В это время в Москве совершенствовала свой русский язык студентка генуэзского университета Мади Гандольфо. Услышав о смертном приговоре Тане, она кинулась звонить домой, в Дженову Куинто, брату:
– Джанпьеро, обзвони своих ребят! Надо, чтобы кто-то приехал в Мос кву и женился на Тане, её необходимо срочно увезти в Геную и положить в больницу!
Полчаса спустя Карло Тарантино – дай ему Бог здоровья! – договаривался с Таниными родителями, чтобы они встречали его в Шереметьеве.
«Отпраздновали» свадьбу, проводили «молодожёнов» в Геную.

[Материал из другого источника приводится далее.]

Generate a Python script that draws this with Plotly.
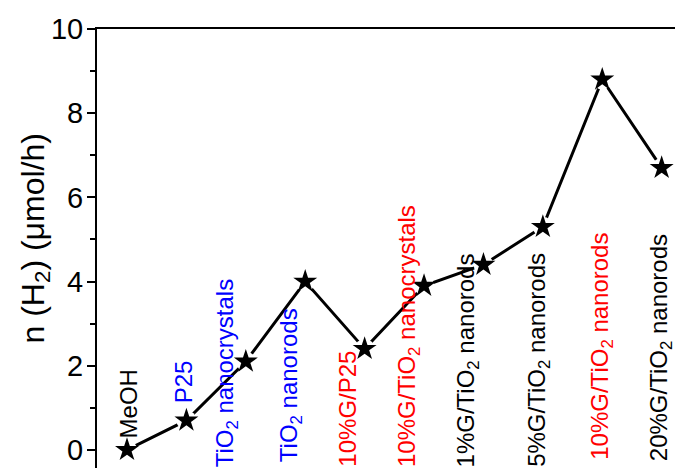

В Генуе Таню положили на обследование в одну из лучших итальянских больниц, Сан Мартино. Через месяц выписали, настолько, как я сама убедилась, окрепшую, что она была в состоянии застилать по-итальянски, что вовсе не просто, двадцать пять постелей за утро.
В Дженове Куинто под Генуей, на вилле Гандольфо, меня поместили в комнату Мади (ещё полную игрушек); Таня жила в гостевой; у них в нижнем помещении всегда наготове полдюжины спальных мест; у ребят, пока они не выросли и не разъехались, всегда были гости – кто проездом, а кто подолгу.
На следующий день нас с Грациеллой принял завотделением больницы.
– Общеизвестно, что советская медицина – лучшая в мире, – начал доктор за здравие. А кончил за упокой: – Непонятно, как московские врачи могли допустить такую ошибку в диагнозе! У Тани типично психосоматическое недомогание, а нарушенный обмен веществ надо лечить диетой.